Margaret discovered a secret that the British government had kept hidden for years: one hundred and thirty thousand children in care had been sent abroad to commonwealth countries, mainly Australia. Children as young as four had been told that their parents were dead, and been sent to children’s homes on the other side of the world. Many were subjected to appalling abuse. They were promised oranges and sunshine, they got hard labour and life in institutions.
Margaret’s an unstoppable force of nature. But she’s also a working mother trying to do her best for her own family, while she struggles to repair the damage done to others. When a strange, angry Australian woman accosts her on a rainy Nottingham night, Margaret thinks she’s trying to help one lost daughter find her mother. Instead, her investigation leads to the discovery of thousands of other lost sons and daughters, who have no-one to help them, speak for them or defend them. Margaret becomes their only hope – the British and Australian governments show no interest in even acknowledging their existence.
No-one can know how they’ll respond to an almost impossible challenge. Margaret just picks it up. It takes her on a journey from a tower block in Nottingham to remote childrens’ homes in the Australian outback. It challenges her own professional practice as a social worker, tests her marriage and family to its limits, and leads to threats on her life.

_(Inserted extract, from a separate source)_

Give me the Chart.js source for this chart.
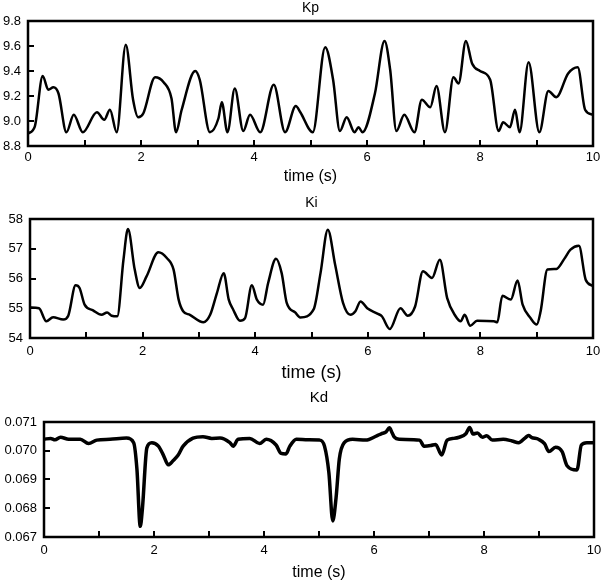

On the way she meets thousands of adults still carrying the damage done to them as children. Some are impossible for her to turn away from, like gentle, enigmatic Jack; some are initially impossible for her to warm to, like brash, wealthy Len. Some of them are reunited with living parents, for some it is too late – their mothers are already dead. All of them, through Margaret’s work, become closer to her and each other than any family they’d had or lost.